Prismatic Large $N$ Models for Bosonic Tensors

TL;DR

This paper introduces a large N bosonic tensor model with prism-like index structure, solving it via Schwinger-Dyson equations, and explores its fixed points and operator spectrum across various dimensions.

Contribution

It provides the first large N solution of a bosonic tensor model with prism topology and analyzes its fixed points and spectrum using both Schwinger-Dyson equations and epsilon expansion.

Findings

Spectrum of bilinear operators has no complex dimensions in certain dimensions.

Identifies a prismatic fixed point with real couplings for large N.

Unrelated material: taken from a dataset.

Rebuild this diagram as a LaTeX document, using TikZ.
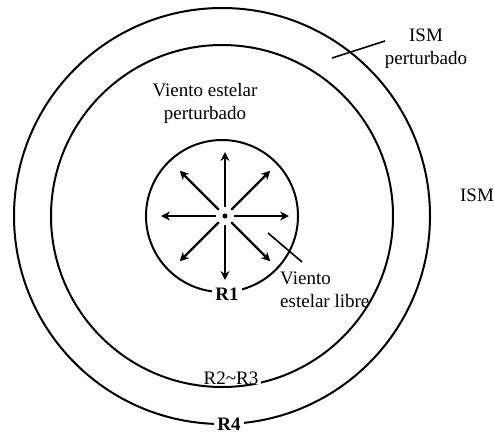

Fixed point persists down to N≈54 before merging and becoming complex.

Abstract

We study the $O(N)^3$ symmetric quantum field theory of a bosonic tensor $\phi^{abc}$ with sextic interactions. Its large $N$ limit is dominated by a positive-definite operator, whose index structure has the topology of a prism. We present a large $N$ solution of the model using Schwinger-Dyson equations to sum the leading diagrams, finding that for $2.81 < d < 3$ and for $d<1.68$ the spectrum of bilinear operators has no complex scaling dimensions. We also develop perturbation theory in $3-\epsilon$ dimensions including eight $O(N)^3$ invariant operators necessary for the renormalizability. For sufficiently large $N$, we find a "prismatic" fixed point of the renormalization group, where all eight coupling constants are real. The large $N$ limit of the resulting $\epsilon$ expansions of various operator dimensions agrees with the Schwinger-Dyson equations. Furthermore, the $\epsilon$ expansion allows us to calculate the $1/N$ corrections to operator dimensions. The prismatic fixed point in $3-\epsilon$ dimensions survives down to $N\approx 53.65$, where it merges with another fixed point and becomes complex. We also discuss the $d=1$ model where our approach gives a slightly negative scaling dimension for $\phi$, while the spectrum of bilinear operators is free of complex dimensions.